Гитлеровцы стремились к тому, чтобы подавить всякое сопротивление в своем тылу, но добивались прямо противоположного результата. Именно в этот период на территории Ленинградской области, захваченной оккупантами, шло вызревание народного вооруженного восстания, которое, вспыхнув несколько месяцев спустя, коренным образом изменило обстановку, окончательно парализован весь тыл группы армий «Север». А признаки того, что скоро уже в борьбу с захватчиками включится самым активным образом все население оккупированных территорий, можно было заметить, анализируя почти любое донесение из бригад. Все чаще и чаще оккупационные власти сталкивались с массовым саботажем планируемых мероприятий. Железнодорожные станции, промышленные предприятия, мастерские становились центрами активного противодействия любым начинаниям гитлеровцев, причем часто саботаж перерастал в диверсии. Псковский железнодорожный узел, например, через который шла основная масса грузов для группы армий «Север», стал местом столь сильного сопротивления работавших здесь советских людей, что оккупанты вынуждены были заменить всех русских рабочих службы пути и службы движения — от стрелочников до машинистов — своими военными железнодорожниками. А вскоре такие же меры им пришлось предпринять в Дновском, Батецком, Лужском и других железнодорожных узлах и на крупных станциях.

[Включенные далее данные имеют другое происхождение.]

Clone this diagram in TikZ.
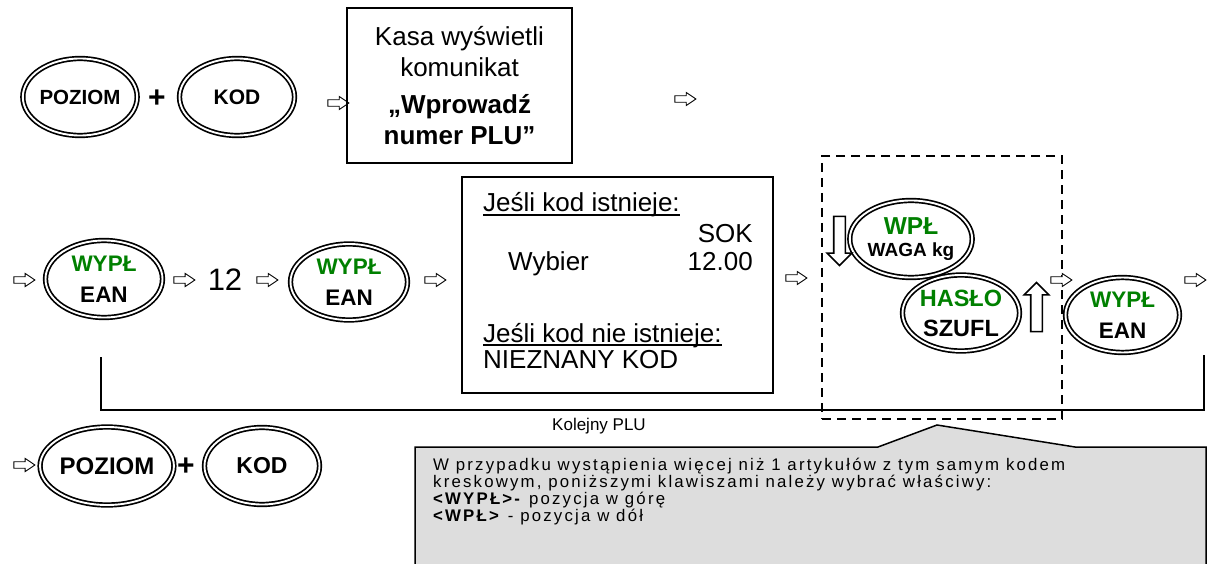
\documentclass[tikz,border=0pt]{standalone}
\usepackage{fontspec}
\setmainfont{Liberation Sans}
\newfontfamily\spacedfont[LetterSpace=13]{Liberation Sans}
\usetikzlibrary{shapes.geometric,shapes.arrows}
\definecolor{keygreen}{RGB}{0,128,0}
\definecolor{calloutgray}{RGB}{221,221,221}
\begin{document}
\begin{tikzpicture}[x=1pt,y=-1pt,
  key/.style={ellipse, draw, double, double distance=1.9pt, line width=1.7pt, inner sep=0pt, align=center,
    font=\fontsize{22.5}{31}\selectfont\bfseries},
  harrow/.style={single arrow, draw, fill=white, line width=0.9pt, minimum height=21pt, inner sep=2.8pt,
    single arrow head extend=3.3pt, single arrow tip angle=68},
  bigarrow/.style={single arrow, draw, fill=white, line width=1.6pt, minimum height=49pt, inner sep=5pt,
    single arrow head extend=6.5pt},
  plus/.style={inner sep=0pt, font=\fontsize{30}{30}\selectfont\bfseries},
  msgbox/.style={draw, line width=1.8pt, inner sep=0pt},
  boxtext/.style={inner sep=0pt, font=\fontsize{26}{30}\selectfont},
  uline/.style={draw, line width=1.3pt},
  groupbox/.style={draw, dashed, dash pattern=on 9pt off 6pt, line width=1.8pt, inner sep=0pt},
  link/.style={draw, line width=1.6pt}
]
\useasboundingbox (0,0) rectangle (1208,564);

% callout
\draw[fill=calloutgray, line width=1.5pt] (415,575) -- (415,447) -- (878,447) -- (937,425) -- (1075,447) -- (1206,447) -- (1206,575);
\node[anchor=north west, inner sep=0pt, align=left, font=\spacedfont\fontsize{16.8}{14.4}\selectfont] (note) at (433,458)
  {W przypadku wystąpienia więcej niż 1 artykułów z tym samym kodem\\
   kreskowym, poniższymi klawiszami należy wybrać właściwy:\\
   \textbf{<WYPŁ>-} pozycja w górę\\
   \textbf{<WPŁ>} - pozycja w dół};

% row 1
\node[key, minimum width=101pt, minimum height=77pt, font=\fontsize{20.5}{24}\selectfont\bfseries] (poz1) at (80,97) {POZIOM};
\node[plus] (plus1) at (157,99) {+};
\node[key, minimum width=115pt, minimum height=77pt, font=\fontsize{21}{24}\selectfont\bfseries] (kod1) at (237,97) {KOD};
\node[harrow] (a1) at (336,103) {};
\node[msgbox, minimum width=225pt, minimum height=155pt, align=center, font=\fontsize{26}{31}\selectfont] (msg1) at (459.5,85.5)
  {Kasa wyświetli\\komunikat\\[6pt]\textbf{„Wprowadź}\\\textbf{numer PLU”}};
\node[harrow] (a2) at (683,99) {};

% row 2
\node[harrow] (b0) at (22,280) {};
\node[key, minimum width=117pt, minimum height=77pt] (wy1) at (104,279) {\textcolor{keygreen}{WYPŁ}\\EAN};
\node[harrow] (b1) at (182,280) {};
\node[inner sep=0pt, font=\fontsize{31}{31}\selectfont] (num12) at (225,280) {12};
\node[harrow] (b2) at (265,280) {};
\node[key, minimum width=117pt, minimum height=76pt] (wy2) at (349,282) {\textcolor{keygreen}{WYPŁ}\\EAN};
\node[harrow] (b3) at (433,280) {};

\node[msgbox, minimum width=311pt, minimum height=216pt] (disp) at (617.5,285) {};
\node[boxtext, anchor=base west] (t1) at (483,212) {Jeśli kod istnieje:};
\draw[uline] ([yshift=-3pt]t1.base west) -- ([yshift=-3pt]t1.base east);
\node[boxtext, anchor=base east] (t2) at (753,243) {SOK};
\node[boxtext, anchor=base west] (t3) at (508,270) {Wybier};
\node[boxtext, anchor=base east] (t4) at (753,270) {12.00};
\node[boxtext, anchor=base west] (t5) at (483,342) {Jeśli kod nie istnieje:};
\draw[uline] ([yshift=-3pt]t5.base west) -- ([yshift=-3pt]t5.base east);
\node[boxtext, anchor=base west] (t6) at (483,368) {NIEZNANY KOD};
\node[harrow] (b4) at (794,278) {};

\node[groupbox, minimum width=240pt, minimum height=263pt] (group) at (942,287.5) {};
\node[key, minimum width=118pt, minimum height=77pt, font=\fontsize{24.5}{22}\selectfont\bfseries] (wpl) at (911,239)
  {\textcolor{keygreen}{WPŁ}\\{\fontsize{19}{22}\selectfont WAGA kg}};
\node[key, minimum width=117pt, minimum height=76pt, font=\fontsize{23.5}{30}\selectfont\bfseries] (has) at (961,313)
  {\textcolor{keygreen}{HASŁO}\\SZUFL};
\node[bigarrow, rotate=-90] (down) at (839.5,238) {};
\node[bigarrow, rotate=90] (up) at (1036.5,310) {};
\node[harrow] (b5) at (1059,280) {};
\node[key, minimum width=114pt, minimum height=75pt] (wy3) at (1122.5,315) {\textcolor{keygreen}{WYPŁ}\\EAN};
\node[harrow] (b6) at (1193,280) {};

% feedback loop
\coordinate (fb1) at (101,357);
\coordinate (fb2) at (101,410);
\coordinate (fb3) at (1204,410);
\coordinate (fb4) at (1204,355);
\draw[link] (fb1) -- (fb2) -- (fb3) -- (fb4);
\node[inner sep=0pt, font=\fontsize{17}{17}\selectfont] (next) at (599,426) {Kolejny PLU};

% row 3
\node[harrow] (c0) at (22,465) {};
\node[key, minimum width=115pt, minimum height=78pt, font=\fontsize{24}{28}\selectfont\bfseries] (poz3) at (107,466) {POZIOM};
\node[plus] (plus3) at (186,467) {+};
\node[key, minimum width=115pt, minimum height=77pt, font=\fontsize{23}{28}\selectfont\bfseries] (kod3) at (262,466) {KOD};
\end{tikzpicture}
\end{document}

Начавшись в городах, рабочих поселках и на железнодорожных станциях (где, как правило, существовало сплоченное, активно действовавшее подполье), массовое движение против оккупантов перекинулось в сельские районы — особенно западные, центральные и юго-западные, ставшие впоследствии центрами восстания. Для заготовки сельскохозяйственных продуктов, привлечения населения к работам, набора рабочей силы, отправляемой в Германию, гитлеровцы посылали в деревни уже не отдельные хозяйственные команды, а целые экспедиции, включавшие в себя воинские подразделения, а иногда даже части.[85]